● Given request
Output each line exactly as it appears, skipping any embedded picture.

● Exercise material
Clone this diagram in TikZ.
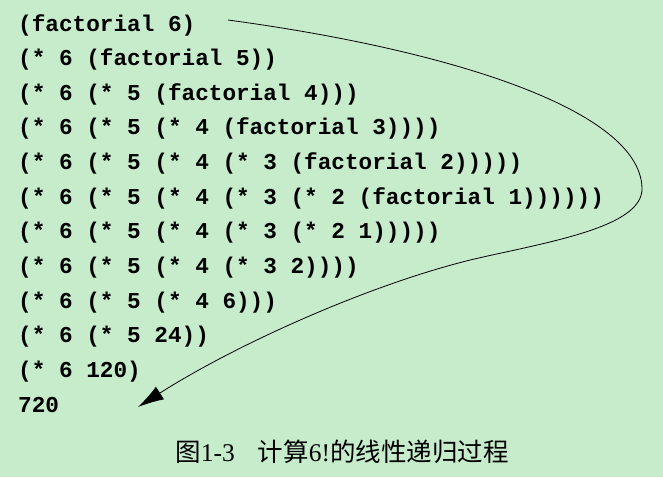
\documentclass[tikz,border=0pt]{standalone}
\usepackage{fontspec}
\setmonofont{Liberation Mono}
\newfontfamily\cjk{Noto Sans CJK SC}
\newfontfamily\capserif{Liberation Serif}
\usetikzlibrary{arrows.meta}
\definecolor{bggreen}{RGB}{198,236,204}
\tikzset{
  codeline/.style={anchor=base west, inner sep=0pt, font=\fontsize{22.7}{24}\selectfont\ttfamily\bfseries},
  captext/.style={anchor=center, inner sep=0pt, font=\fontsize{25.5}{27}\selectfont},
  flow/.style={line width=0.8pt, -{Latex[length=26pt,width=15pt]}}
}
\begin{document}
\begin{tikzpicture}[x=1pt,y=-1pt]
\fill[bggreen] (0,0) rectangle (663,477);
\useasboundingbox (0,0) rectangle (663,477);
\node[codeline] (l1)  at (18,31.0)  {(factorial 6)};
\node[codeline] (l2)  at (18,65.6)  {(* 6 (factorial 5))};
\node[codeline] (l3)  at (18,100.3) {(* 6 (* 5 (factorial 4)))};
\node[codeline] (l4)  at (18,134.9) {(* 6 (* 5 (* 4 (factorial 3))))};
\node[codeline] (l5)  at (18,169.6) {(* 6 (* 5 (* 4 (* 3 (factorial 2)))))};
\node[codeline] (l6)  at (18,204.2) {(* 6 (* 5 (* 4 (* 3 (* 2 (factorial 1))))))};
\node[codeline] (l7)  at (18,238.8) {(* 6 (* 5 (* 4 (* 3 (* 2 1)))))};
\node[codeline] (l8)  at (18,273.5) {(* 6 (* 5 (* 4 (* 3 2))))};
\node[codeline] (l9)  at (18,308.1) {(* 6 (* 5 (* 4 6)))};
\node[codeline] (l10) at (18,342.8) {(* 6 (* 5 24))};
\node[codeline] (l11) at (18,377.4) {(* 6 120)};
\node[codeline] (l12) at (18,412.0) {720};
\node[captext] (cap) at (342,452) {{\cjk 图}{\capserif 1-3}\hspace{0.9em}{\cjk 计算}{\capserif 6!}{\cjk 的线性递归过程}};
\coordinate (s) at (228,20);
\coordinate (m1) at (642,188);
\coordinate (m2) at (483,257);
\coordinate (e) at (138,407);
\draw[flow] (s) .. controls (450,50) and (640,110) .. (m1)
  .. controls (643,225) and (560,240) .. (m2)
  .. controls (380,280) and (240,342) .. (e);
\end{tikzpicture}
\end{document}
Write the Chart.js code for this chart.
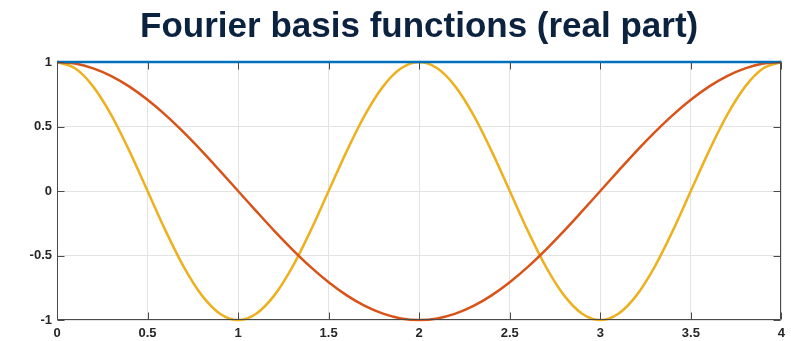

● Output of the exercise
Clone this diagram in TikZ.
\documentclass[tikz,border=0pt]{standalone}
\usepackage{fontspec}
\setmonofont{Liberation Mono}
\newfontfamily\cjk{Noto Sans CJK SC}
\newfontfamily\capserif{Liberation Serif}
\usetikzlibrary{arrows.meta}
\definecolor{bggreen}{RGB}{198,236,204}
\tikzset{
  codeline/.style={anchor=base west, inner sep=0pt, font=\fontsize{22.7}{24}\selectfont\ttfamily\bfseries},
  captext/.style={anchor=center, inner sep=0pt, font=\fontsize{25.5}{27}\selectfont},
  flow/.style={line width=0.8pt, -{Latex[length=26pt,width=15pt]}}
}
\begin{document}
\begin{tikzpicture}[x=1pt,y=-1pt]
\fill[bggreen] (0,0) rectangle (663,477);
\useasboundingbox (0,0) rectangle (663,477);
\node[codeline] (l1)  at (18,31.0)  {(factorial 6)};
\node[codeline] (l2)  at (18,65.6)  {(* 6 (factorial 5))};
\node[codeline] (l3)  at (18,100.3) {(* 6 (* 5 (factorial 4)))};
\node[codeline] (l4)  at (18,134.9) {(* 6 (* 5 (* 4 (factorial 3))))};
\node[codeline] (l5)  at (18,169.6) {(* 6 (* 5 (* 4 (* 3 (factorial 2)))))};
\node[codeline] (l6)  at (18,204.2) {(* 6 (* 5 (* 4 (* 3 (* 2 (factorial 1))))))};
\node[codeline] (l7)  at (18,238.8) {(* 6 (* 5 (* 4 (* 3 (* 2 1)))))};
\node[codeline] (l8)  at (18,273.5) {(* 6 (* 5 (* 4 (* 3 2))))};
\node[codeline] (l9)  at (18,308.1) {(* 6 (* 5 (* 4 6)))};
\node[codeline] (l10) at (18,342.8) {(* 6 (* 5 24))};
\node[codeline] (l11) at (18,377.4) {(* 6 120)};
\node[codeline] (l12) at (18,412.0) {720};
\node[captext] (cap) at (342,452) {{\cjk 图}{\capserif 1-3}\hspace{0.9em}{\cjk 计算}{\capserif 6!}{\cjk 的线性递归过程}};
\coordinate (s) at (228,20);
\coordinate (m1) at (642,188);
\coordinate (m2) at (483,257);
\coordinate (e) at (138,407);
\draw[flow] (s) .. controls (450,50) and (640,110) .. (m1)
  .. controls (643,225) and (560,240) .. (m2)
  .. controls (380,280) and (240,342) .. (e);
\end{tikzpicture}
\end{document}
Write the Chart.js code for this chart.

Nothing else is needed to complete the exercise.